Ficou célebre o caso recente de um advogado que cuspiu nas redes sociais (leiam Facebook) que o nordeste era a culpa do atraso do Brasil. Se não gosto, generalizo, ridicularizo, faço um post bem humorado pra todo mundo achar que é tudo brincadeira,desabafo, humor politicamente incorreto, liberdade de expressão. É tudo engraçado, menos pra quem é o alvo da piada.




A questão é: a liberdade de expressão esbarra na fronteira da ofensa. Se a sua liberdade poda a do outro, se a sua opinião corrobora um pensamento racista, machista, homofóbico, guarde-a para você naquela caixinha imunda feita dos pensamentos e sentimentos recalcados. Vai haver sempre gente de bem disposta a policiar esse tipo de ação, como também acontecerá desta mensagem encontrar a resposta de outros idiotas.

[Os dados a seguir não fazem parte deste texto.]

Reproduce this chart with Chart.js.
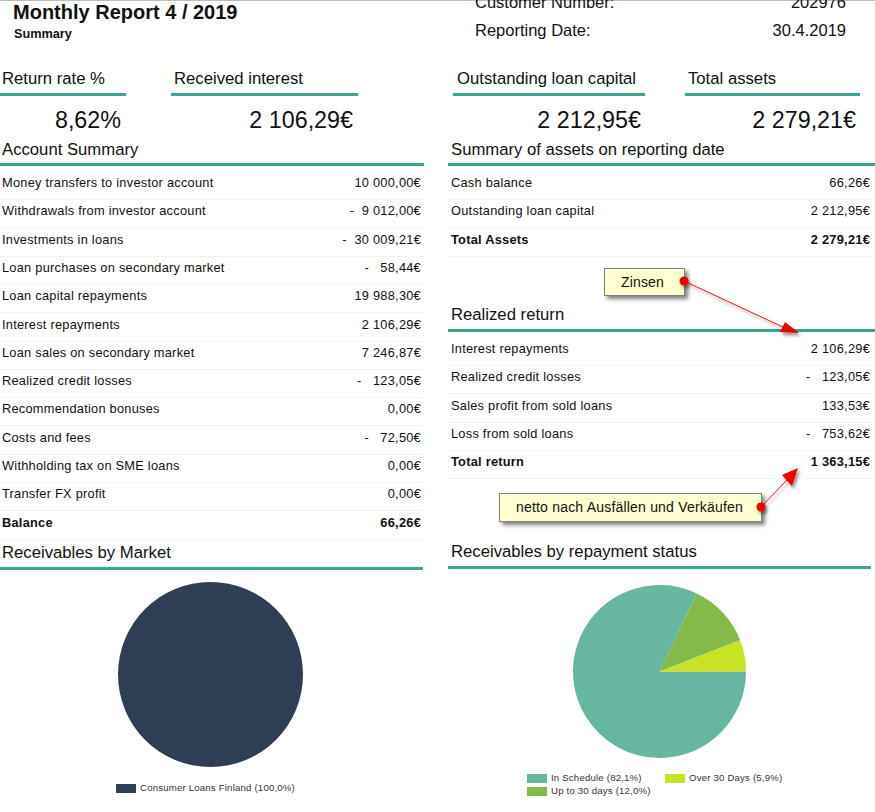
<!DOCTYPE html>
<html>
<head>
<meta charset="utf-8">
<script src="https://cdn.jsdelivr.net/npm/chart.js@4"></script>
<style>
  html, body { margin: 0; padding: 0; background: #fff; }
  body { width: 875px; height: 812px; overflow: hidden; position: relative; font-family: "Liberation Sans", Arial, sans-serif; color: #111; }
  .t { position: absolute; white-space: pre; line-height: 20px; height: 20px; }
  .r { text-align: right; }
  .bar { position: absolute; height: 3px; background: #3aa690; }
  .top { position: absolute; height: 1px; background: #bdbdbd; }
  .sep { position: absolute; height: 1px; background: #f3f2ed; }
  .row { letter-spacing: 0.25px; }
  .b { font-weight: bold; }
  .note { position: absolute; box-sizing: border-box; background: #ffffd2; border: 1px solid #808080; box-shadow: 3px 3px 4px rgba(0,0,0,.5); font-size: 14px; text-align: center; letter-spacing: .2px; }
  .swatch { position: absolute; height: 9px; width: 20px; }
  .leg { letter-spacing: .2px; color: #333; }
  canvas { position: absolute; }
  svg { position: absolute; left: 0; top: 0; z-index: 5; }
</style>
</head>
<body>
<canvas id="marketPie"></canvas>
<canvas id="statusPie"></canvas>
<svg width="875" height="812" id="arrows">
  <defs><filter id="sh" x="-30%" y="-30%" width="170%" height="170%"><feDropShadow dx="2" dy="3" stdDeviation="1.5" flood-opacity=".4"/></filter></defs>
  <g filter="url(#sh)">
    <line x1="684" y1="281" x2="785" y2="328" stroke="#f01010" stroke-width="1"/>
    <polygon points="799,333 785,322 780,332" fill="#f00000"/>
    <line x1="761" y1="507" x2="787" y2="480" stroke="#f01010" stroke-width="1"/>
    <polygon points="798,468 782,475 792,486" fill="#f00000"/>
    <circle cx="684" cy="281" r="4.5" fill="#f00000"/>
    <circle cx="761" cy="507" r="4.5" fill="#f00000"/>
  </g>
</svg>
<script>
const accountLabels = ['Money transfers to investor account', 'Withdrawals from investor account', 'Investments in loans', 'Loan purchases on secondary market', 'Loan capital repayments', 'Interest repayments', 'Loan sales on secondary market', 'Realized credit losses', 'Recommendation bonuses', 'Costs and fees', 'Withholding tax on SME loans', 'Transfer FX profit', 'Balance'];
const accountValues = ['10 000,00€', '-  9 012,00€', '-  30 009,21€', '-   58,44€', '19 988,30€', '2 106,29€', '7 246,87€', '-   123,05€', '0,00€', '-   72,50€', '0,00€', '0,00€', '66,26€'];
const assetLabels = ['Cash balance', 'Outstanding loan capital', 'Total Assets'];
const assetValues = ['66,26€', '2 212,95€', '2 279,21€'];
const returnLabels = ['Interest repayments', 'Realized credit losses', 'Sales profit from sold loans', 'Loss from sold loans', 'Total return'];
const returnValues = ['2 106,29€', '-   123,05€', '133,53€', '-   753,62€', '1 363,15€'];
const marketLabels = ['Consumer Loans Finland'];
const marketValues = [100.0];
const statusLabels = ['In Schedule', 'Up to 30 days', 'Over 30 Days'];
const statusValues = [82.1, 12.0, 5.9];
const marketColors = ['#2d3e55'];
const statusColors = ['#66b6a0', '#84ba4a', '#c8e321'];

const HEAD = 16.7;
const KPI = 23.3;
const ROW = 12.8;
const LEG = 9.6;

// --- Funzioni di utility ---
function addText(text, x, y, size, opts = {}) {
  const el = document.createElement('div');
  el.className = 't ' + (opts.cls || '');
  el.textContent = text;
  el.style.top = (y - 10) + 'px';
  el.style.fontSize = size + 'px';
  if (opts.right) {
    el.classList.add('r');
    el.style.right = (875 - x) + 'px';
  } else {
    el.style.left = x + 'px';
  }
  document.body.appendChild(el);
}

function addBox(cls, x, y, w) {
  const el = document.createElement('div');
  el.className = cls;
  el.style.left = x + 'px';
  el.style.top = y + 'px';
  el.style.width = w + 'px';
  document.body.appendChild(el);
}

// L'ultima riga di ogni tabella è il totale, in grassetto
function addRows(labels, values, x, right, yStart, step) {
  labels.forEach((label, i) => {
    const y = yStart + i * step;
    const bold = i === labels.length - 1 ? ' b' : '';
    addText(label, x, y, ROW, { cls: 'row' + bold });
    addText(values[i], right, y, ROW, { cls: 'row' + bold, right: true });
    addBox('sep', x - 3, Math.round(y + 16), right - x + 5);
  });
}

function addNote(text, x, y, w, h, pad) {
  const el = document.createElement('div');
  el.className = 'note';
  el.textContent = text;
  el.style.cssText = `left:${x}px;top:${y}px;width:${w}px;height:${h}px;line-height:${h - 2}px;padding-right:${pad}px`;
  document.body.appendChild(el);
}

function addLegendItem(label, value, color, x, y) {
  const sw = document.createElement('div');
  sw.className = 'swatch';
  sw.style.cssText = `left:${x}px;top:${y - 4}px;background:${color}`;
  document.body.appendChild(sw);
  addText(`${label} (${value.toFixed(1).replace('.', ',')}%)`, x + 24, y, LEG, { cls: 'leg' });
}

function drawPie(id, labels, values, colors, left, top, size) {
  const canvas = document.getElementById(id);
  canvas.style.left = left + 'px';
  canvas.style.top = top + 'px';
  canvas.width = canvas.height = size;
  canvas.style.width = canvas.style.height = size + 'px';
  return new Chart(canvas.getContext('2d'), {
    type: 'pie',
    data: { labels, datasets: [{ data: values, backgroundColor: colors, borderWidth: 0 }] },
    options: {
      responsive: false,
      animation: false,
      rotation: 90,
      layout: { padding: 0 },
      plugins: { legend: { display: false }, tooltip: { enabled: false } }
    }
  });
}

// --- Intestazione ---
addBox('top', 0, 0, 875);
addText('Monthly Report 4 / 2019', 13, 12, 20, { cls: 'b' });
addText('Summary', 14, 34, 12.7, { cls: 'b' });
addText('Customer Number:', 475, 1.5, 16.5);
addText('202976', 846, 1.5, 16.5, { right: true });
addText('Reporting Date:', 475, 30, 16.5);
addText('30.4.2019', 846, 30, 16.5, { right: true });

// --- Indicatori ---
addText('Return rate %', 2, 79, HEAD);
addBox('bar', 0, 93, 126);
addText('8,62%', 121, 120, KPI, { right: true });
addText('Received interest', 174, 79, HEAD);
addBox('bar', 171, 93, 187);
addText('2 106,29€', 353, 120, KPI, { right: true });
addText('Outstanding loan capital', 457, 79, HEAD);
addBox('bar', 453, 93, 192);
addText('2 212,95€', 641, 120, KPI, { right: true });
addText('Total assets', 688, 79, HEAD);
addBox('bar', 685, 93, 175);
addText('2 279,21€', 856, 120, KPI, { right: true });

// --- Tabelle ---
addText('Account Summary', 2, 150, HEAD);
addBox('bar', 0, 163, 424);
addRows(accountLabels, accountValues, 2, 421, 183, 28.3);
addText('Summary of assets on reporting date', 451, 150, HEAD);
addBox('bar', 448, 163, 427);
addRows(assetLabels, assetValues, 451, 870, 183, 28.3);
addText('Realized return', 451, 315, HEAD);
addBox('bar', 448, 329, 427);
addRows(returnLabels, returnValues, 451, 870, 349, 28.3);

// --- Note ---
addNote('Zinsen', 604, 268, 81, 28, 4);
addNote('netto nach Ausfällen und Verkäufen', 499, 493, 263, 29, 2);

// --- Grafici a torta ---
addText('Receivables by Market', 2, 553, HEAD);
addBox('bar', 0, 567, 423);
addText('Receivables by repayment status', 451, 552, HEAD);
addBox('bar', 448, 566, 423);
drawPie('marketPie', marketLabels, marketValues, marketColors, 118, 582, 185);
drawPie('statusPie', statusLabels, statusValues, statusColors, 573, 585, 173);
addLegendItem(marketLabels[0], marketValues[0], marketColors[0], 116, 788);
addLegendItem(statusLabels[0], statusValues[0], statusColors[0], 527, 778);
addLegendItem(statusLabels[1], statusValues[1], statusColors[1], 527, 791);
addLegendItem(statusLabels[2], statusValues[2], statusColors[2], 665, 778);
</script>
</body>
</html>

Nem preciso dizer que psicologicamente projetamos nos outros as merdas que guardamos dentro de nós. Carl Gustav Jung criou um conceito assustador para isso, chamado A Sombra. Quanto mais seguros estamos de nossas convicções, quanto mais acreditamos que a nossa verdade é absoluta, maior será nossa sombra sobre os outros e mais nociva e grotesca ela será. Seja o holocausto, produto da sombra de um governo que acreditava fazer a coisa certa, seja aquela indireta maldosa que mandamos ao “Paraíba”, ao “Gordo”, ao “Viadinho”; é tudo fruto da mesma latrina.
O preconceito tem muitas raízes, algumas jamais encontradas, emaranhadas dentro de nós. Curiosamente, aquilo que não aprovamos no jeito de ser do outro, sempre esbarra em nosso caminho, como uma mosca insistente.A diferença incômoda diz muito sobre nossas fraquezas. Quem não nos agrada sempre tem mais a nos ensinar do que aqueles que nos apetecem.
O ser humano é assim. Sempre vai ser. Quando alguém pisar em nosso calo vamos usar contra ele as velhas armas de sempre. “Tinha que ser preto”, “Tinha que ser viado”, “Tinha que ser mulher”. Mesmo quando faltar motivos vamos usar aquela velha máxima de que todo mundo fala mal de todo mundo, e certamente alguém estará falando mal de mim. Se o inferno são os outros, o barqueiro que leva as almas até os círculos mais profundos do Hades será a internet.